_DATA BLOCK_

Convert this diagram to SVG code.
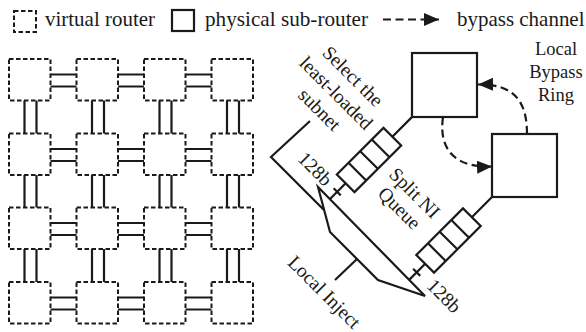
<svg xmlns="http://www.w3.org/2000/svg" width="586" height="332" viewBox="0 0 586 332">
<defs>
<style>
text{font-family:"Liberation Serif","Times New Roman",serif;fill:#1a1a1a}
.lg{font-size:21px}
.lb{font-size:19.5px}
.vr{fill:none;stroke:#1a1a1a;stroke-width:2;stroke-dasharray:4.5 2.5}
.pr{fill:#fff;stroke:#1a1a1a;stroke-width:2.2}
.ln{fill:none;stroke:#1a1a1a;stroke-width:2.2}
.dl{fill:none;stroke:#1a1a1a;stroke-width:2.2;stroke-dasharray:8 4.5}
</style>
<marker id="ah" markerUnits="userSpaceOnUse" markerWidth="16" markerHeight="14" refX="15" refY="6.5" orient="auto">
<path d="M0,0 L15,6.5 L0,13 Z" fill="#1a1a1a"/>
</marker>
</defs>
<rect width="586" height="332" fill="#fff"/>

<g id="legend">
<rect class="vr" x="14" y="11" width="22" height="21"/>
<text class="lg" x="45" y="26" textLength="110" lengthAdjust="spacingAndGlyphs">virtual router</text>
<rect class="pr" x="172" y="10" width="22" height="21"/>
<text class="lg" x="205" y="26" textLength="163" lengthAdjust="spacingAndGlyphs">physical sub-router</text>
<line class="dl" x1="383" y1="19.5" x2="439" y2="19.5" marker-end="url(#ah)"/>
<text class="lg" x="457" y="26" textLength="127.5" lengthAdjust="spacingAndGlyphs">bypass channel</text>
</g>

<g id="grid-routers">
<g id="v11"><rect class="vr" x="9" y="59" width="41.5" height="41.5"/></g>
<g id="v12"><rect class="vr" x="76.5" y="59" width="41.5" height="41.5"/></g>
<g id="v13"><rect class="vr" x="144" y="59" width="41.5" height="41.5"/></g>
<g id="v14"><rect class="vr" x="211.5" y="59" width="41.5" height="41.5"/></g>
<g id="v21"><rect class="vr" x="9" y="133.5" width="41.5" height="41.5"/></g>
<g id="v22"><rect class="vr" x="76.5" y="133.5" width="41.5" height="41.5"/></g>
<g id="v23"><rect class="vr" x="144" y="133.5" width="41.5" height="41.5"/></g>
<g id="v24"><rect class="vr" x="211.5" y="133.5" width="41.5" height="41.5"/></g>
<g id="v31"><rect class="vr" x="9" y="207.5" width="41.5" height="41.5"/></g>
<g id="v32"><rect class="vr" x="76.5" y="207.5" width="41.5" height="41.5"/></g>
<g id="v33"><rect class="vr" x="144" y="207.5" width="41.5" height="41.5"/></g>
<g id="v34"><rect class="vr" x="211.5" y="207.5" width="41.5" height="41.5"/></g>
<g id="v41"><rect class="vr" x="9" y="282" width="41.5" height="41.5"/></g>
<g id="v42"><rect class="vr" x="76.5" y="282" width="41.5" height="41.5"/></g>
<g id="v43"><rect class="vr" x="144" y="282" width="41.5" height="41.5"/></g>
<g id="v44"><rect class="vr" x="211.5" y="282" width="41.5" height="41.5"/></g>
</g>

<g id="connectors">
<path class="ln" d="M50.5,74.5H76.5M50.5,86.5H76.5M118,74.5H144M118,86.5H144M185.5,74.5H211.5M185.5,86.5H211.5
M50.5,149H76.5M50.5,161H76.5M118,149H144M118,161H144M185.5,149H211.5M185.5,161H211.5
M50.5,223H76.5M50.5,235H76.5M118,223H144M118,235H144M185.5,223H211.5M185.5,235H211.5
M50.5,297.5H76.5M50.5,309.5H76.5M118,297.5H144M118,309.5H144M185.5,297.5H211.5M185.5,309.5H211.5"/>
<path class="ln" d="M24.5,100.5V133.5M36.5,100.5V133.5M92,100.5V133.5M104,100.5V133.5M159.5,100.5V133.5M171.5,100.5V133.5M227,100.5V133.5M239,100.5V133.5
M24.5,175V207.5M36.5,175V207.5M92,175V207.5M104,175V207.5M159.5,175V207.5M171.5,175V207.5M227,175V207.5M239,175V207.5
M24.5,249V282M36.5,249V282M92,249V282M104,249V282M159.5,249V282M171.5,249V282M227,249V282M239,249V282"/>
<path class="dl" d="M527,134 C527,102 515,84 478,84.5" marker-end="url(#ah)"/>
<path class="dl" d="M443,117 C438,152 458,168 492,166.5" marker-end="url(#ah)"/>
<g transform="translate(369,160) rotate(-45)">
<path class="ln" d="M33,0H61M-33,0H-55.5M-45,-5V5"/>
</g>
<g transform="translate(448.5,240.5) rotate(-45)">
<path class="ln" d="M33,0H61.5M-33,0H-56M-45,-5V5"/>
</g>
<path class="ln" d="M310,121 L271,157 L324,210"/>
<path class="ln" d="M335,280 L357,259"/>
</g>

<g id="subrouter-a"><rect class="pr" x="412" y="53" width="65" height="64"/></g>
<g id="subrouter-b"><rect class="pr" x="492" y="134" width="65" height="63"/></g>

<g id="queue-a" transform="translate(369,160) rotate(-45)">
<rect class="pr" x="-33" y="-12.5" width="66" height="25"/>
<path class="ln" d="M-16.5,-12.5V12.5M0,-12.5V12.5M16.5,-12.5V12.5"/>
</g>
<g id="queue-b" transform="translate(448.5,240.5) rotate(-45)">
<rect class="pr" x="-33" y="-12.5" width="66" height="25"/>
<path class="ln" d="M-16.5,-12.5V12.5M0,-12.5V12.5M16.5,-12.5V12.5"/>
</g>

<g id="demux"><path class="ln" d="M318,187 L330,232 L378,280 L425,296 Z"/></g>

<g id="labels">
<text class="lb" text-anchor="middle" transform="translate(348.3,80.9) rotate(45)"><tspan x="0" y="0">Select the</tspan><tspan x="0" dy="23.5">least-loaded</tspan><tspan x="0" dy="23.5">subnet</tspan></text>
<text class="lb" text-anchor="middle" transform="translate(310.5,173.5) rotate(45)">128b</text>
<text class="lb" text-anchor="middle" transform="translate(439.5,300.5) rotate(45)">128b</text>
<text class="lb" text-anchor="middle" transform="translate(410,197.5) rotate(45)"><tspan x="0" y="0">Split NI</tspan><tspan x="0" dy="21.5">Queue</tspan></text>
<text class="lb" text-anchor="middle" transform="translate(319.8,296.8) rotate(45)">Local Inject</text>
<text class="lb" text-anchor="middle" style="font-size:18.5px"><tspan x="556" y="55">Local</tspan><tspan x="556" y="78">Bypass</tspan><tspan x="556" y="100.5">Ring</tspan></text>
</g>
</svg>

_WHAT THE TASK REQUIRES_
Write out every line above exactly as it is, leaving out the pictures.

_OUTPUT FOR THIS TASK_
Convert this diagram to SVG code.
<svg xmlns="http://www.w3.org/2000/svg" width="586" height="332" viewBox="0 0 586 332">
<defs>
<style>
text{font-family:"Liberation Serif","Times New Roman",serif;fill:#1a1a1a}
.lg{font-size:21px}
.lb{font-size:19.5px}
.vr{fill:none;stroke:#1a1a1a;stroke-width:2;stroke-dasharray:4.5 2.5}
.pr{fill:#fff;stroke:#1a1a1a;stroke-width:2.2}
.ln{fill:none;stroke:#1a1a1a;stroke-width:2.2}
.dl{fill:none;stroke:#1a1a1a;stroke-width:2.2;stroke-dasharray:8 4.5}
</style>
<marker id="ah" markerUnits="userSpaceOnUse" markerWidth="16" markerHeight="14" refX="15" refY="6.5" orient="auto">
<path d="M0,0 L15,6.5 L0,13 Z" fill="#1a1a1a"/>
</marker>
</defs>
<rect width="586" height="332" fill="#fff"/>

<g id="legend">
<rect class="vr" x="14" y="11" width="22" height="21"/>
<text class="lg" x="45" y="26" textLength="110" lengthAdjust="spacingAndGlyphs">virtual router</text>
<rect class="pr" x="172" y="10" width="22" height="21"/>
<text class="lg" x="205" y="26" textLength="163" lengthAdjust="spacingAndGlyphs">physical sub-router</text>
<line class="dl" x1="383" y1="19.5" x2="439" y2="19.5" marker-end="url(#ah)"/>
<text class="lg" x="457" y="26" textLength="127.5" lengthAdjust="spacingAndGlyphs">bypass channel</text>
</g>

<g id="grid-routers">
<g id="v11"><rect class="vr" x="9" y="59" width="41.5" height="41.5"/></g>
<g id="v12"><rect class="vr" x="76.5" y="59" width="41.5" height="41.5"/></g>
<g id="v13"><rect class="vr" x="144" y="59" width="41.5" height="41.5"/></g>
<g id="v14"><rect class="vr" x="211.5" y="59" width="41.5" height="41.5"/></g>
<g id="v21"><rect class="vr" x="9" y="133.5" width="41.5" height="41.5"/></g>
<g id="v22"><rect class="vr" x="76.5" y="133.5" width="41.5" height="41.5"/></g>
<g id="v23"><rect class="vr" x="144" y="133.5" width="41.5" height="41.5"/></g>
<g id="v24"><rect class="vr" x="211.5" y="133.5" width="41.5" height="41.5"/></g>
<g id="v31"><rect class="vr" x="9" y="207.5" width="41.5" height="41.5"/></g>
<g id="v32"><rect class="vr" x="76.5" y="207.5" width="41.5" height="41.5"/></g>
<g id="v33"><rect class="vr" x="144" y="207.5" width="41.5" height="41.5"/></g>
<g id="v34"><rect class="vr" x="211.5" y="207.5" width="41.5" height="41.5"/></g>
<g id="v41"><rect class="vr" x="9" y="282" width="41.5" height="41.5"/></g>
<g id="v42"><rect class="vr" x="76.5" y="282" width="41.5" height="41.5"/></g>
<g id="v43"><rect class="vr" x="144" y="282" width="41.5" height="41.5"/></g>
<g id="v44"><rect class="vr" x="211.5" y="282" width="41.5" height="41.5"/></g>
</g>

<g id="connectors">
<path class="ln" d="M50.5,74.5H76.5M50.5,86.5H76.5M118,74.5H144M118,86.5H144M185.5,74.5H211.5M185.5,86.5H211.5
M50.5,149H76.5M50.5,161H76.5M118,149H144M118,161H144M185.5,149H211.5M185.5,161H211.5
M50.5,223H76.5M50.5,235H76.5M118,223H144M118,235H144M185.5,223H211.5M185.5,235H211.5
M50.5,297.5H76.5M50.5,309.5H76.5M118,297.5H144M118,309.5H144M185.5,297.5H211.5M185.5,309.5H211.5"/>
<path class="ln" d="M24.5,100.5V133.5M36.5,100.5V133.5M92,100.5V133.5M104,100.5V133.5M159.5,100.5V133.5M171.5,100.5V133.5M227,100.5V133.5M239,100.5V133.5
M24.5,175V207.5M36.5,175V207.5M92,175V207.5M104,175V207.5M159.5,175V207.5M171.5,175V207.5M227,175V207.5M239,175V207.5
M24.5,249V282M36.5,249V282M92,249V282M104,249V282M159.5,249V282M171.5,249V282M227,249V282M239,249V282"/>
<path class="dl" d="M527,134 C527,102 515,84 478,84.5" marker-end="url(#ah)"/>
<path class="dl" d="M443,117 C438,152 458,168 492,166.5" marker-end="url(#ah)"/>
<g transform="translate(369,160) rotate(-45)">
<path class="ln" d="M33,0H61M-33,0H-55.5M-45,-5V5"/>
</g>
<g transform="translate(448.5,240.5) rotate(-45)">
<path class="ln" d="M33,0H61.5M-33,0H-56M-45,-5V5"/>
</g>
<path class="ln" d="M310,121 L271,157 L324,210"/>
<path class="ln" d="M335,280 L357,259"/>
</g>

<g id="subrouter-a"><rect class="pr" x="412" y="53" width="65" height="64"/></g>
<g id="subrouter-b"><rect class="pr" x="492" y="134" width="65" height="63"/></g>

<g id="queue-a" transform="translate(369,160) rotate(-45)">
<rect class="pr" x="-33" y="-12.5" width="66" height="25"/>
<path class="ln" d="M-16.5,-12.5V12.5M0,-12.5V12.5M16.5,-12.5V12.5"/>
</g>
<g id="queue-b" transform="translate(448.5,240.5) rotate(-45)">
<rect class="pr" x="-33" y="-12.5" width="66" height="25"/>
<path class="ln" d="M-16.5,-12.5V12.5M0,-12.5V12.5M16.5,-12.5V12.5"/>
</g>

<g id="demux"><path class="ln" d="M318,187 L330,232 L378,280 L425,296 Z"/></g>

<g id="labels">
<text class="lb" text-anchor="middle" transform="translate(348.3,80.9) rotate(45)"><tspan x="0" y="0">Select the</tspan><tspan x="0" dy="23.5">least-loaded</tspan><tspan x="0" dy="23.5">subnet</tspan></text>
<text class="lb" text-anchor="middle" transform="translate(310.5,173.5) rotate(45)">128b</text>
<text class="lb" text-anchor="middle" transform="translate(439.5,300.5) rotate(45)">128b</text>
<text class="lb" text-anchor="middle" transform="translate(410,197.5) rotate(45)"><tspan x="0" y="0">Split NI</tspan><tspan x="0" dy="21.5">Queue</tspan></text>
<text class="lb" text-anchor="middle" transform="translate(319.8,296.8) rotate(45)">Local Inject</text>
<text class="lb" text-anchor="middle" style="font-size:18.5px"><tspan x="556" y="55">Local</tspan><tspan x="556" y="78">Bypass</tspan><tspan x="556" y="100.5">Ring</tspan></text>
</g>
</svg>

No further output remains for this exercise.